In Christianity God is revealed as a God of love. His love has been shed forth into our hearts and we should act in love towards fellow believers. In order to exercise true love (as opposed to amiability) we need to take account of God’s holiness: ‘for the temple of God is holy, and such are ye’ (1 Cor. 3:17).
In addition to the three features of Gods dwelling place discussed above (order, glory, holiness) there are a number of further parallels between the tabernacle and the church, which we have only space to list briefly:
Redemption and deliverance: the tabernacle could only be built once God’s people had been redeemed by the Passover lamb and delivered from Egypt. So the church could only be formed after Christ’s work of redemption had been accomplished and accepted as such in the resurrection, ascension and exaltation of Christ at God’s right hand, from where the Holy Spirit was sent (Acts 2:33).
Unity: golden tacks (or clasps) were used to hold the curtains together ‘that the tabernacle may be one whole’ (26:6). How much more this is true of the church that it is one whole: we have been joined into one body, a truth not known in Old Testament times – and we should act accordingly, endeavouring to keep the unity of the Spirit (Eph. 4:3).
Gifts: whereas all the people were invited to (and did) contribute, there were some who were specially gifted to perform the difficult work of crafting the instruments and other items: Bezaleel and Aholiab (Ex. 35: 29-35). So it is today: all members of the body have a task as joints of supply (Eph. 4:16) but some among them have received special gifts (1 Cor. 12; Eph. 4:11).

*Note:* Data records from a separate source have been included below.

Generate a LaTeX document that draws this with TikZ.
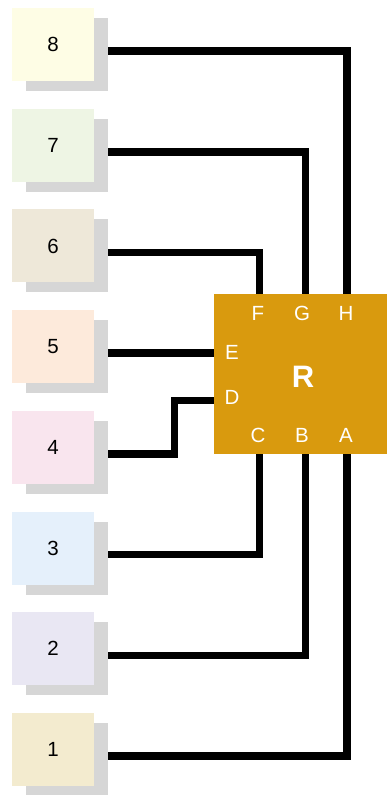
\documentclass[tikz,border=0pt]{standalone}
\usepackage{fontspec}
\setmainfont{Liberation Sans}
\usetikzlibrary{calc,shadows}
\definecolor{c1}{HTML}{F3EBCF}
\definecolor{c2}{HTML}{E9E7F3}
\definecolor{c3}{HTML}{E5F0FB}
\definecolor{c4}{HTML}{F9E5EE}
\definecolor{c5}{HTML}{FDEADB}
\definecolor{c6}{HTML}{EEE8D9}
\definecolor{c7}{HTML}{EEF5E4}
\definecolor{c8}{HTML}{FEFDE5}
\definecolor{shadowgray}{HTML}{D6D6D6}
\definecolor{rfill}{HTML}{D99A0E}
\tikzset{
  lbox/.style={minimum width=82pt, minimum height=73pt, inner sep=0pt,
    font=\fontsize{20.5}{22}\selectfont,
    drop shadow={opacity=1, fill=shadowgray, shadow xshift=14pt, shadow yshift=-10pt}},
  wire/.style={line width=7.5pt},
  port/.style={text=white, font=\fontsize{20.5}{22}\selectfont}
}
\begin{document}
\begin{tikzpicture}[x=1pt,y=1pt]
\useasboundingbox (0,0) rectangle (387,795);
% ingressi
\foreach \i in {1,...,8} {
  \node[lbox, fill=c\i] (n\i) at (53, {45.5+100.7*(\i-1)}) {\i};
  \coordinate (w\i) at ($(n\i.east)+(14,-6.5)$);
}
% blocco R
\node[fill=rfill, minimum width=173pt, minimum height=160pt, inner sep=0pt] (R) at (300.5,421) {};
\node[text=white, font=\bfseries\fontsize{31}{33}\selectfont] at (303,418) {R};
\coordinate (pF) at (259.5,501);
\coordinate (pG) at (305.5,501);
\coordinate (pH) at (347,501);
\coordinate (pC) at (259.5,341);
\coordinate (pB) at (305.5,341);
\coordinate (pA) at (347,341);
\coordinate (pD) at (214,394.5);
\node[port] at (258,482) {F};
\node[port] at (302,482) {G};
\node[port] at (346,482) {H};
\node[port] at (232,443) {E};
\node[port] at (232,398) {D};
\node[port] at (258,360) {C};
\node[port] at (302,360) {B};
\node[port] at (346,360) {A};
% fili
\draw[wire] (w8) -| (pH);
\draw[wire] (w7) -| (pG);
\draw[wire] (w6) -| (pF);
\draw[wire] (w5) -- (w5 -| R.west);
\draw[wire] (w4) -- ++(66.5,0) |- (pD);
\draw[wire] (w3) -| (pC);
\draw[wire] (w2) -| (pB);
\draw[wire] (w1) -| (pA);
\end{tikzpicture}
\end{document}
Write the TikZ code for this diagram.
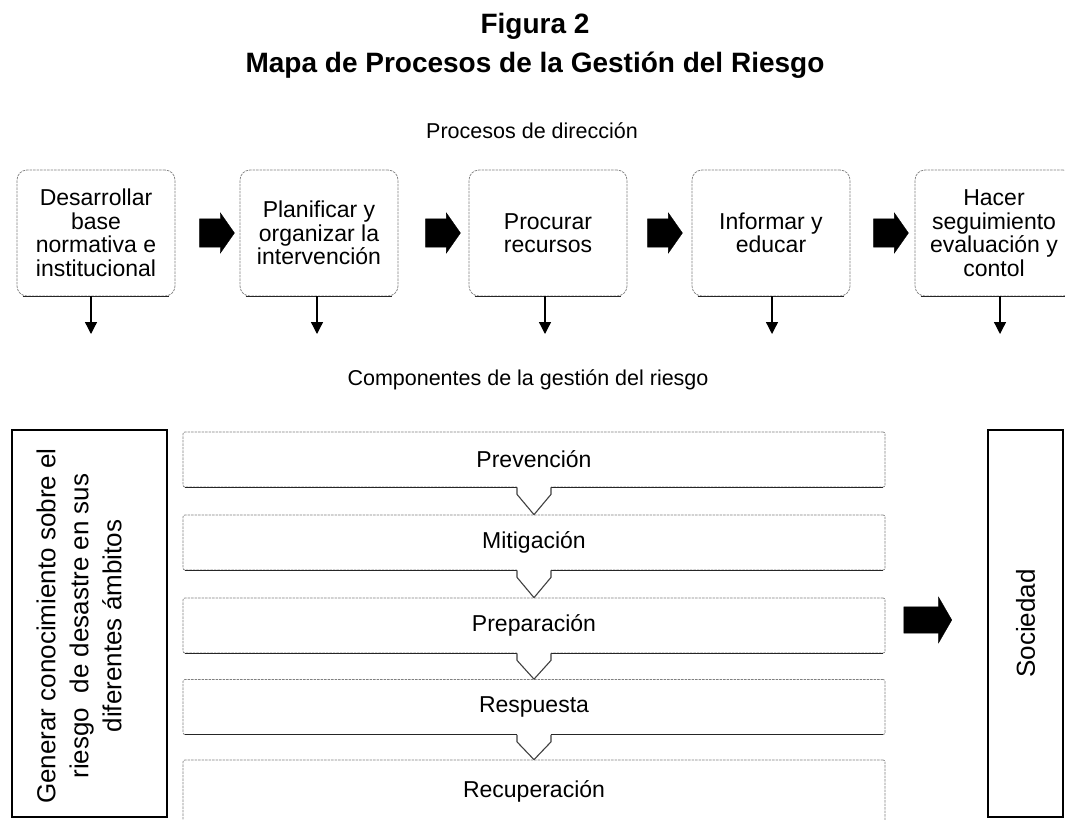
\documentclass[tikz,border=0pt]{standalone}
\usepackage{fontspec}
\setmainfont{Liberation Sans}
\usetikzlibrary{arrows.meta,shapes.arrows,calc}
\begin{document}
\begin{tikzpicture}[x=1pt,y=-1pt,
  faint/.style={draw=black!50, dash pattern=on 2.5pt off 1pt, line width=0.7pt},
  procbox/.style={faint, rounded corners=10pt, minimum width=158pt, minimum height=126pt,
    align=center, inner sep=0pt, font=\fontsize{23}{23.5}\selectfont},
  stagebox/.style={faint, rounded corners=2pt, minimum width=702pt, minimum height=55pt,
    inner sep=0pt, font=\fontsize{23}{26}\selectfont},
  bottomedge/.style={draw=black!85, line width=1.2pt},
  solidbox/.style={draw=black, line width=1.4pt, inner sep=0pt, rotate=90},
  fatarrow/.style={single arrow, fill=black, draw=black, line width=0.3pt,
    inner xsep=0pt, inner ysep=14pt,
    minimum height=35pt, minimum width=40pt, single arrow head extend=6pt,
    single arrow tip angle=110, single arrow head indent=0pt},
  downarrow/.style={draw=black, line width=1.3pt, -{Triangle[width=12pt,length=12pt]}},
  chevron/.style={draw=black!75, line width=1.1pt, line join=round},
  titlefont/.style={font=\fontsize{28}{30}\selectfont\bfseries},
  labelfont/.style={font=\fontsize{21.5}{25}\selectfont}
]
\clip (0,0) rectangle (1065,819);
\fill[white] (0,0) rectangle (1065,819);

% titles
\node[titlefont, anchor=base] (t1) at (535,33) {Figura 2};
\node[titlefont, anchor=base] (t2) at (535,72) {Mapa de Procesos de la Gestión del Riesgo};
\node[labelfont] (h1) at (532,131) {Procesos de dirección};
\node[labelfont] (h2) at (528,380) {Componentes de la gestión del riesgo};

% process boxes
\node[procbox] (b1) at (96,233) {Desarrollar\\base\\normativa e\\institucional};
\node[procbox] (b2) at (319,233) {Planificar y\\organizar la\\intervención};
\node[procbox] (b3) at (548,233) {Procurar\\recursos};
\node[procbox] (b4) at (771,233) {Informar y\\educar};
\node[procbox] (b5) at (994,233) {Hacer\\seguimiento\\evaluación y\\contol};
\foreach \b in {b1,b2,b3,b4,b5}{
  \draw[bottomedge] ([xshift=6pt]\b.south west) -- ([xshift=-6pt]\b.south east);
}

% fat arrows between process boxes
\node[fatarrow] (a1) at (212,233) {};
\node[fatarrow] (a2) at (438,233) {};
\node[fatarrow] (a3) at (660,233) {};
\node[fatarrow] (a4) at (886,233) {};

% down arrows
\coordinate (d1) at (91,334);
\coordinate (d2) at (317,334);
\coordinate (d3) at (545,334);
\coordinate (d4) at (772,334);
\coordinate (d5) at (1000,334);
\draw[downarrow] (b1.south -| d1) -- (d1);
\draw[downarrow] (b2.south -| d2) -- (d2);
\draw[downarrow] (b3.south -| d3) -- (d3);
\draw[downarrow] (b4.south -| d4) -- (d4);
\draw[downarrow] (b5.south -| d5) -- (d5);

% left and right boxes
\node[solidbox, minimum width=387pt, minimum height=155pt] (gen) at (89.5,623.5) {};
\node[rotate=90, align=center, inner sep=0pt, font=\fontsize{26}{33}\selectfont]
  (gentext) at (79,626)
  {Generar conocimiento sobre el\\riesgo~ de desastre en sus\\diferentes ámbitos};
\node[solidbox, minimum width=387pt, minimum height=75pt,
      font=\fontsize{26}{31}\selectfont] (soc) at (1025.5,623.5) {Sociedad};

% stage boxes
\node[stagebox] (s1) at (534,459.5) {Prevención};
\node[stagebox] (s2) at (534,542.5) {Mitigación};
\node[stagebox] (s3) at (534,625.5) {Preparación};
\node[stagebox] (s4) at (534,707) {Respuesta};
\node[stagebox, minimum height=62pt] (s5) at (534,791) {Recuperación};
\foreach \s in {s1,s2,s3,s4}{
  \draw[bottomedge] ([xshift=2pt]\s.south west) -- ([xshift=-2pt]\s.south east);
}

% chevrons between stages
\foreach \a/\b in {s1/s2,s2/s3,s3/s4,s4/s5}{
  \draw[white, line width=3pt] ($(\a.south)+(-17,0)$) -- ($(\a.south)+(17,0)$);
  \draw[chevron] ($(\a.south)+(-17,0)$) -- ($(\a.south)+(-17,7)$) -- (\b.north)
     -- ($(\a.south)+(17,7)$) -- ($(\a.south)+(17,0)$);
}

% big arrow to society
\node[fatarrow, inner ysep=13pt, minimum height=48pt, minimum width=46pt,
      single arrow head extend=10pt, single arrow tip angle=120] (a5) at (924,620) {};
\end{tikzpicture}
\end{document}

His presence: when the tabernacle was completed ‘according to the pattern’ the cloud filled the house (Ex. 40:34). Until today, there is the promise of the Lord’s presence where two or three are gathered unto His name (Matt. 18:20).
Surely this list is not exhaustive. The reader will discover further parallels. May these shadows help us to discern and follow God’s mind in respect of assembly life today.